▶ WHAT IS NEEDED: Starting at the top of the entries below, write out each line up to and including the one containing "from matplotlib.ticker import". Leave the pictures out.

▶ RECORDED DATA:
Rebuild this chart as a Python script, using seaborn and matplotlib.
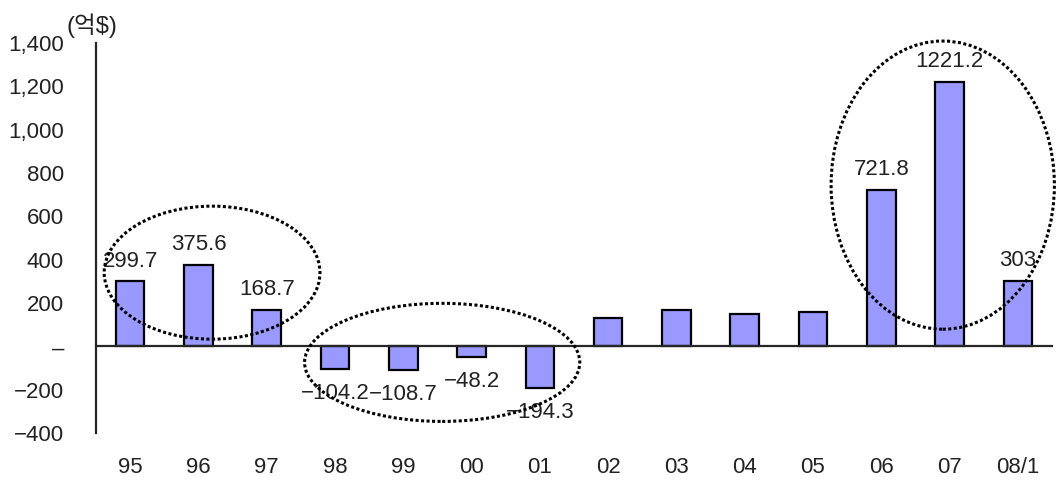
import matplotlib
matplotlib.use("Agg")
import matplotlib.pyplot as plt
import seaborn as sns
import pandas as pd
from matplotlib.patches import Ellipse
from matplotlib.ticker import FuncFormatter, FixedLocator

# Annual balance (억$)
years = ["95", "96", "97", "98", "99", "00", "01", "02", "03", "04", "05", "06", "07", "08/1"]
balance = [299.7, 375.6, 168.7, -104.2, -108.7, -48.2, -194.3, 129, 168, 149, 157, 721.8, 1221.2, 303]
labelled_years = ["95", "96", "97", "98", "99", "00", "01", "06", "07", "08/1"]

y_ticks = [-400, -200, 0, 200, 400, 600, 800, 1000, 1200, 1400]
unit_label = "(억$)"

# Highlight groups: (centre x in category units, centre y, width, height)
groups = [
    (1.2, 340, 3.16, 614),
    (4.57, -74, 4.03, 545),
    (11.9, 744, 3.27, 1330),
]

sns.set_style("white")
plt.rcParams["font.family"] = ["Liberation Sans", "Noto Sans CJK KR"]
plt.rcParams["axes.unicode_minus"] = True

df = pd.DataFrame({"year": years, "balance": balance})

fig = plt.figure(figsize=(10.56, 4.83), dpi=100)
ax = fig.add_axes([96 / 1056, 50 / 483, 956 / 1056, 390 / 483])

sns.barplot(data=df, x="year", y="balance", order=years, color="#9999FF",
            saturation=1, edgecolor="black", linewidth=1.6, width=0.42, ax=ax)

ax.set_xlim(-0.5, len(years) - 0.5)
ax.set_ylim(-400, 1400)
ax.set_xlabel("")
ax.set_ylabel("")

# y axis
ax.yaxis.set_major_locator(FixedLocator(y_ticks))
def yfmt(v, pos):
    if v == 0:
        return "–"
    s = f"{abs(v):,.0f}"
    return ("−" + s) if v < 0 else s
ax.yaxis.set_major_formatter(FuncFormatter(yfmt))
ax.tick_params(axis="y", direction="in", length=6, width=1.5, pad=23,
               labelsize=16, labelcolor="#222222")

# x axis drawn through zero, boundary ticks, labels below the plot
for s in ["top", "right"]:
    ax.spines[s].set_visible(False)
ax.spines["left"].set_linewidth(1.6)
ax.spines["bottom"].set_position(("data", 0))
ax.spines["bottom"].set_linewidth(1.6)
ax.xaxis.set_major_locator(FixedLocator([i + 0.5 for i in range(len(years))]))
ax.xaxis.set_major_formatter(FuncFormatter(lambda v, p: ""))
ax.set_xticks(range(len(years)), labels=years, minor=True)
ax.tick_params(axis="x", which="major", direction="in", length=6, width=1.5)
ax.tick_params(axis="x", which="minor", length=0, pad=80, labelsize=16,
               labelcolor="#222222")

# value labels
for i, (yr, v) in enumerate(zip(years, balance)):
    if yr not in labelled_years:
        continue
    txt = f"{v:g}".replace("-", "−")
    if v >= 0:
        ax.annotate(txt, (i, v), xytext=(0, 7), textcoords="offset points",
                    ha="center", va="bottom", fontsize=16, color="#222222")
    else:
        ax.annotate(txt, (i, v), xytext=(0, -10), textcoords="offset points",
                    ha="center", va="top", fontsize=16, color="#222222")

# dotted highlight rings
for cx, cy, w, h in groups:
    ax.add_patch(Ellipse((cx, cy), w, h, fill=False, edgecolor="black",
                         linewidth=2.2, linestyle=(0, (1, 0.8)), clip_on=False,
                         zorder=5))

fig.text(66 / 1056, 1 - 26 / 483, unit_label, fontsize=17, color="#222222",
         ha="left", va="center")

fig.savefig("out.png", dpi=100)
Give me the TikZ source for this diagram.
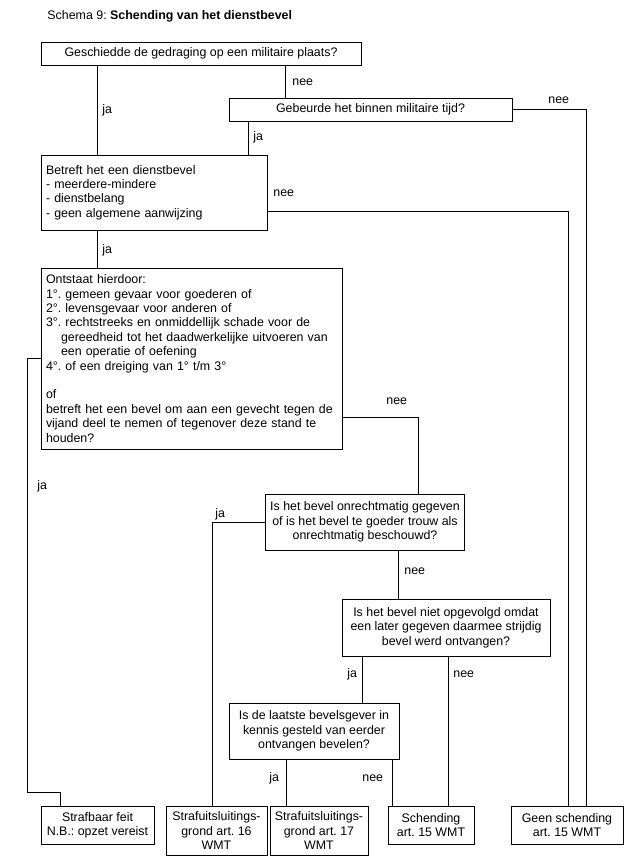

▶ EXERCISE ANSWER:
Rebuild this chart as a Python script, using seaborn and matplotlib.
import matplotlib
matplotlib.use("Agg")
import matplotlib.pyplot as plt
import seaborn as sns
import pandas as pd
from matplotlib.patches import Ellipse
from matplotlib.ticker import FuncFormatter, FixedLocator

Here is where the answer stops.